▶ _STATED EXERCISE_: Without the images, write out the whole listing exactly.

▶ _INFORMATION SUPPLIED_:
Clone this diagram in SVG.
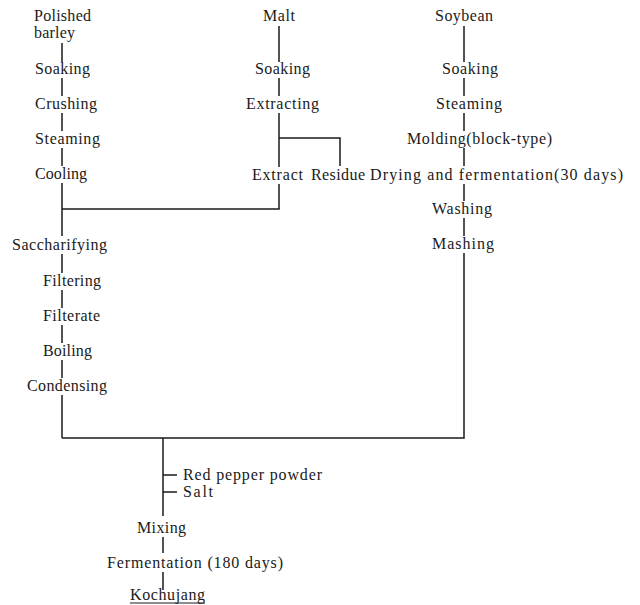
<svg xmlns="http://www.w3.org/2000/svg" width="640" height="605" viewBox="0 0 640 605">
<style>
text{font-family:"Liberation Serif","Times New Roman",serif;font-size:16px;fill:#1a1a1a}
.c line,.c path{stroke:#1a1a1a;stroke-width:1.5;fill:none}
</style>
<rect width="640" height="605" fill="#fff"/>
<g class="c" id="connectors">
<line x1="62" y1="43" x2="62" y2="62"/>
<line x1="62" y1="78" x2="62" y2="96"/>
<line x1="62" y1="113" x2="62" y2="131"/>
<line x1="62" y1="148" x2="62" y2="166"/>
<line x1="62" y1="183" x2="62" y2="236"/>
<line x1="62" y1="254" x2="62" y2="273"/>
<line x1="62" y1="290" x2="62" y2="308"/>
<line x1="62" y1="325" x2="62" y2="343"/>
<line x1="62" y1="360" x2="62" y2="378"/>
<line x1="62" y1="395" x2="62" y2="438"/>
<line x1="279" y1="26" x2="279" y2="62"/>
<line x1="279" y1="78" x2="279" y2="96"/>
<line x1="279" y1="113" x2="279" y2="167"/>
<path d="M279 138 H340 V166"/>
<line x1="279" y1="184" x2="279" y2="209"/>
<line x1="62" y1="209" x2="279.7" y2="209"/>
<line x1="464" y1="26" x2="464" y2="62"/>
<line x1="464" y1="78" x2="464" y2="96"/>
<line x1="464" y1="113" x2="464" y2="131"/>
<line x1="464" y1="148" x2="464" y2="166"/>
<line x1="464" y1="184" x2="464" y2="201"/>
<line x1="464" y1="218" x2="464" y2="236"/>
<path d="M464 253 V438 H62"/>
<line x1="163" y1="438" x2="163" y2="516"/>
<line x1="163" y1="475" x2="177" y2="475"/>
<line x1="163" y1="492" x2="177" y2="492"/>
<line x1="163" y1="537" x2="163" y2="553"/>
<line x1="163" y1="572" x2="163" y2="590"/>
</g>
<g id="polished-barley"><text x="34" y="21" textLength="57">Polished</text><text x="34" y="38" textLength="41">barley</text></g>
<g id="soaking1"><text x="35" y="74" textLength="55">Soaking</text></g>
<g id="crushing"><text x="35" y="109" textLength="62">Crushing</text></g>
<g id="steaming1"><text x="35" y="144" textLength="65">Steaming</text></g>
<g id="cooling"><text x="35" y="179" textLength="52">Cooling</text></g>
<g id="saccharifying"><text x="12" y="250" textLength="95">Saccharifying</text></g>
<g id="filtering"><text x="43" y="286" textLength="58">Filtering</text></g>
<g id="filterate"><text x="43" y="321" textLength="57">Filterate</text></g>
<g id="boiling"><text x="43" y="356" textLength="49">Boiling</text></g>
<g id="condensing"><text x="27" y="391" textLength="80">Condensing</text></g>
<g id="malt"><text x="263" y="21" textLength="32">Malt</text></g>
<g id="soaking2"><text x="255" y="74" textLength="55">Soaking</text></g>
<g id="extracting"><text x="246" y="109" textLength="73">Extracting</text></g>
<g id="extract"><text x="252" y="180" textLength="51">Extract</text></g>
<g id="residue"><text x="311" y="180" textLength="54">Residue</text></g>
<g id="soybean"><text x="435" y="21" textLength="58">Soybean</text></g>
<g id="soaking3"><text x="442" y="74" textLength="56">Soaking</text></g>
<g id="steaming2"><text x="436" y="109" textLength="66">Steaming</text></g>
<g id="molding"><text x="407" y="144" textLength="145">Molding(block-type)</text></g>
<g id="drying"><text x="370" y="180" textLength="253">Drying and fermentation(30 days)</text></g>
<g id="washing"><text x="432" y="214" textLength="60">Washing</text></g>
<g id="mashing"><text x="432" y="249" textLength="62">Mashing</text></g>
<g id="red-pepper"><text x="183" y="480" textLength="139">Red pepper powder</text></g>
<g id="salt"><text x="183" y="497" textLength="30">Salt</text></g>
<g id="mixing"><text x="137" y="533" textLength="49">Mixing</text></g>
<g id="fermentation"><text x="107" y="568" textLength="176">Fermentation (180 days)</text></g>
<g id="kochujang"><text x="130" y="600" textLength="75">Kochujang</text><line x1="130" y1="603" x2="205" y2="603" stroke="#1a1a1a" stroke-width="1"/></g>
</svg>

▶ _TASK RESULT_:
Clone this diagram in SVG.
<svg xmlns="http://www.w3.org/2000/svg" width="640" height="605" viewBox="0 0 640 605">
<style>
text{font-family:"Liberation Serif","Times New Roman",serif;font-size:16px;fill:#1a1a1a}
.c line,.c path{stroke:#1a1a1a;stroke-width:1.5;fill:none}
</style>
<rect width="640" height="605" fill="#fff"/>
<g class="c" id="connectors">
<line x1="62" y1="43" x2="62" y2="62"/>
<line x1="62" y1="78" x2="62" y2="96"/>
<line x1="62" y1="113" x2="62" y2="131"/>
<line x1="62" y1="148" x2="62" y2="166"/>
<line x1="62" y1="183" x2="62" y2="236"/>
<line x1="62" y1="254" x2="62" y2="273"/>
<line x1="62" y1="290" x2="62" y2="308"/>
<line x1="62" y1="325" x2="62" y2="343"/>
<line x1="62" y1="360" x2="62" y2="378"/>
<line x1="62" y1="395" x2="62" y2="438"/>
<line x1="279" y1="26" x2="279" y2="62"/>
<line x1="279" y1="78" x2="279" y2="96"/>
<line x1="279" y1="113" x2="279" y2="167"/>
<path d="M279 138 H340 V166"/>
<line x1="279" y1="184" x2="279" y2="209"/>
<line x1="62" y1="209" x2="279.7" y2="209"/>
<line x1="464" y1="26" x2="464" y2="62"/>
<line x1="464" y1="78" x2="464" y2="96"/>
<line x1="464" y1="113" x2="464" y2="131"/>
<line x1="464" y1="148" x2="464" y2="166"/>
<line x1="464" y1="184" x2="464" y2="201"/>
<line x1="464" y1="218" x2="464" y2="236"/>
<path d="M464 253 V438 H62"/>
<line x1="163" y1="438" x2="163" y2="516"/>
<line x1="163" y1="475" x2="177" y2="475"/>
<line x1="163" y1="492" x2="177" y2="492"/>
<line x1="163" y1="537" x2="163" y2="553"/>
<line x1="163" y1="572" x2="163" y2="590"/>
</g>
<g id="polished-barley"><text x="34" y="21" textLength="57">Polished</text><text x="34" y="38" textLength="41">barley</text></g>
<g id="soaking1"><text x="35" y="74" textLength="55">Soaking</text></g>
<g id="crushing"><text x="35" y="109" textLength="62">Crushing</text></g>
<g id="steaming1"><text x="35" y="144" textLength="65">Steaming</text></g>
<g id="cooling"><text x="35" y="179" textLength="52">Cooling</text></g>
<g id="saccharifying"><text x="12" y="250" textLength="95">Saccharifying</text></g>
<g id="filtering"><text x="43" y="286" textLength="58">Filtering</text></g>
<g id="filterate"><text x="43" y="321" textLength="57">Filterate</text></g>
<g id="boiling"><text x="43" y="356" textLength="49">Boiling</text></g>
<g id="condensing"><text x="27" y="391" textLength="80">Condensing</text></g>
<g id="malt"><text x="263" y="21" textLength="32">Malt</text></g>
<g id="soaking2"><text x="255" y="74" textLength="55">Soaking</text></g>
<g id="extracting"><text x="246" y="109" textLength="73">Extracting</text></g>
<g id="extract"><text x="252" y="180" textLength="51">Extract</text></g>
<g id="residue"><text x="311" y="180" textLength="54">Residue</text></g>
<g id="soybean"><text x="435" y="21" textLength="58">Soybean</text></g>
<g id="soaking3"><text x="442" y="74" textLength="56">Soaking</text></g>
<g id="steaming2"><text x="436" y="109" textLength="66">Steaming</text></g>
<g id="molding"><text x="407" y="144" textLength="145">Molding(block-type)</text></g>
<g id="drying"><text x="370" y="180" textLength="253">Drying and fermentation(30 days)</text></g>
<g id="washing"><text x="432" y="214" textLength="60">Washing</text></g>
<g id="mashing"><text x="432" y="249" textLength="62">Mashing</text></g>
<g id="red-pepper"><text x="183" y="480" textLength="139">Red pepper powder</text></g>
<g id="salt"><text x="183" y="497" textLength="30">Salt</text></g>
<g id="mixing"><text x="137" y="533" textLength="49">Mixing</text></g>
<g id="fermentation"><text x="107" y="568" textLength="176">Fermentation (180 days)</text></g>
<g id="kochujang"><text x="130" y="600" textLength="75">Kochujang</text><line x1="130" y1="603" x2="205" y2="603" stroke="#1a1a1a" stroke-width="1"/></g>
</svg>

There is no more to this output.